— Start INFORMATION SUPPLIED —
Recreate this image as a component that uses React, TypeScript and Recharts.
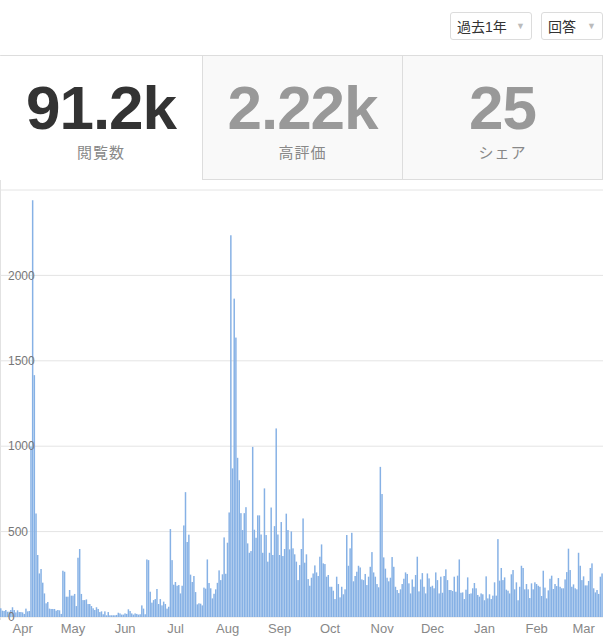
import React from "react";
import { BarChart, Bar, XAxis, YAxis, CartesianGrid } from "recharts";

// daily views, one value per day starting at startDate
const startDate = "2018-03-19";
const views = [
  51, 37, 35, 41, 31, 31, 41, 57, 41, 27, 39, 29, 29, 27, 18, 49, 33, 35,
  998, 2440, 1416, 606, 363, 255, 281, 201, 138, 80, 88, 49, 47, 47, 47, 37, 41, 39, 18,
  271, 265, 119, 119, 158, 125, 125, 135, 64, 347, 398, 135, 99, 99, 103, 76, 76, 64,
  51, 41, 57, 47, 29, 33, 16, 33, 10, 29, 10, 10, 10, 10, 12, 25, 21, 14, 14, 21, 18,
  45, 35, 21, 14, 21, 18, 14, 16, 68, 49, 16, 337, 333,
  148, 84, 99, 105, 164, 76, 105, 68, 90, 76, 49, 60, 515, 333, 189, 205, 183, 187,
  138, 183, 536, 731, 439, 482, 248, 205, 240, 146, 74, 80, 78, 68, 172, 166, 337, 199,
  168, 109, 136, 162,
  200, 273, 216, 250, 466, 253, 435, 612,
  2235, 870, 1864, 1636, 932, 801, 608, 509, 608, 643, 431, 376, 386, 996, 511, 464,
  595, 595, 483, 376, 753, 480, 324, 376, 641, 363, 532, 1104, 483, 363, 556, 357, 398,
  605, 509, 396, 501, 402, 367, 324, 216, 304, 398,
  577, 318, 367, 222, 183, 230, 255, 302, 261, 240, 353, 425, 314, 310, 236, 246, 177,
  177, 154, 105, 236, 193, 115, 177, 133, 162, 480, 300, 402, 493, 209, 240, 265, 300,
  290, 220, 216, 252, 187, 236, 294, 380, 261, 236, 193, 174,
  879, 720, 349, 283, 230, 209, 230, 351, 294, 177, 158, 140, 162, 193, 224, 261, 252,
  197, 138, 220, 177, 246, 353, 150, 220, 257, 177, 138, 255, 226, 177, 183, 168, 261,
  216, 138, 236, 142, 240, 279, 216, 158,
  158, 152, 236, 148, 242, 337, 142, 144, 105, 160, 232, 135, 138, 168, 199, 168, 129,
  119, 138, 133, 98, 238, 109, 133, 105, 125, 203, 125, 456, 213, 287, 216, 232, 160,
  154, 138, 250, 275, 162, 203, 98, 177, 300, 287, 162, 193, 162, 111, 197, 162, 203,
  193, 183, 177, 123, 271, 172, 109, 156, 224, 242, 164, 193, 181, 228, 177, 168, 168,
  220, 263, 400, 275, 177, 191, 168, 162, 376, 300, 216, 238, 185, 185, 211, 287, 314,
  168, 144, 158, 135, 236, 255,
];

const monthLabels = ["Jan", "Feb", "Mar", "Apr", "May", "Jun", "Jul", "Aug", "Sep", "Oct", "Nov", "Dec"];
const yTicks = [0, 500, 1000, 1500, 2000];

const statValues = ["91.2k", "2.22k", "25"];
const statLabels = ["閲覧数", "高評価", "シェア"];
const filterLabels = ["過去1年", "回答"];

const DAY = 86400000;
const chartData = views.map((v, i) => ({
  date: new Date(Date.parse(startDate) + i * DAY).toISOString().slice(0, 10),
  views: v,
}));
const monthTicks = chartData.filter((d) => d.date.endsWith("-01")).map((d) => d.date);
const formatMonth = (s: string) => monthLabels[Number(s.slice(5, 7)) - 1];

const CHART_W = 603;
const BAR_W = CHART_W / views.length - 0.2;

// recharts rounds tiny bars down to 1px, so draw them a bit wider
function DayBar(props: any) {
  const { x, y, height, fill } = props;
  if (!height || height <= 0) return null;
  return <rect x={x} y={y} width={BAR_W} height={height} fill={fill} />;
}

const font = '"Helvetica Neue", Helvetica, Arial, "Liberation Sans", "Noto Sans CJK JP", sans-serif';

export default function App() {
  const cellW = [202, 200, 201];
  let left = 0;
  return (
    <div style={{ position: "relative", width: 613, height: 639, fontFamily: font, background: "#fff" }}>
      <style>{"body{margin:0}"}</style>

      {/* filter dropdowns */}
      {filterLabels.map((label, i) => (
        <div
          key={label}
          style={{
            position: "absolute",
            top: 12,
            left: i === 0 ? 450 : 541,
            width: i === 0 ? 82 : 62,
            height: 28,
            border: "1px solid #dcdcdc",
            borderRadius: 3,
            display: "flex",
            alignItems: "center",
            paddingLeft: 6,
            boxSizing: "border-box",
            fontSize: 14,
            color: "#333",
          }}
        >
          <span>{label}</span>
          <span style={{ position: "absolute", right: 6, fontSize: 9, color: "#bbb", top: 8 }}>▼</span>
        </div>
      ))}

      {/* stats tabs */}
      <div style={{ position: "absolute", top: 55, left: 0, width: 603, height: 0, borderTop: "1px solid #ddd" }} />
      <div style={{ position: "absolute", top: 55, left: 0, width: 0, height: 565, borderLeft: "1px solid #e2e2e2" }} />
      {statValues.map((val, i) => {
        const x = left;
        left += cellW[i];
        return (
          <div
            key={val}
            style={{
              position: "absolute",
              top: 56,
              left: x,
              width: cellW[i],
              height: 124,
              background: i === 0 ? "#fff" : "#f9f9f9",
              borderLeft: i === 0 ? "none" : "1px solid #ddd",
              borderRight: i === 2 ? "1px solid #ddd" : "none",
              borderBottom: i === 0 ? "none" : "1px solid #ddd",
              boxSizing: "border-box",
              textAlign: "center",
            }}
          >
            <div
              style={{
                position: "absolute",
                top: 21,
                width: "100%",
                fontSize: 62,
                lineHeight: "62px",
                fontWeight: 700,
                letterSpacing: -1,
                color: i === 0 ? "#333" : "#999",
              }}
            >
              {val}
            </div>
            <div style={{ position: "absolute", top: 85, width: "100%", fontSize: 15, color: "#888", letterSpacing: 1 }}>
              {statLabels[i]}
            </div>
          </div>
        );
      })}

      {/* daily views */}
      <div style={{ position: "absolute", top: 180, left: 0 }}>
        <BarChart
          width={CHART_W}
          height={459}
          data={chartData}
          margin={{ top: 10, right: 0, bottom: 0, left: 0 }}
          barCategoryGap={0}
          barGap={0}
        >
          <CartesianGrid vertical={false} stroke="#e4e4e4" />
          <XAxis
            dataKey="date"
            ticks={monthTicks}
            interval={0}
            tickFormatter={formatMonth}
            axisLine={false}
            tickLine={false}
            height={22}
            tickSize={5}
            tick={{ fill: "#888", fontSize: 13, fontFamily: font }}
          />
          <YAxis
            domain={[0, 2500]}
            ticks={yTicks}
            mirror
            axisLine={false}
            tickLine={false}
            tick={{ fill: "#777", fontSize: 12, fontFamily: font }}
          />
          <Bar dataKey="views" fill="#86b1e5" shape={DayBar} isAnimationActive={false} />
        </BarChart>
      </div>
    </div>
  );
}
— End INFORMATION SUPPLIED —
**EXERCISE**
Reproduce the material above from its first line through the line containing "XAxis, YAxis, CartesianGrid", both ends included, and skip every picture.

**EXERCISE OUTPUT**
Recreate this image as a component that uses React, TypeScript and Recharts.
import React from "react";
import { BarChart, Bar, XAxis, YAxis, CartesianGrid } from "recharts";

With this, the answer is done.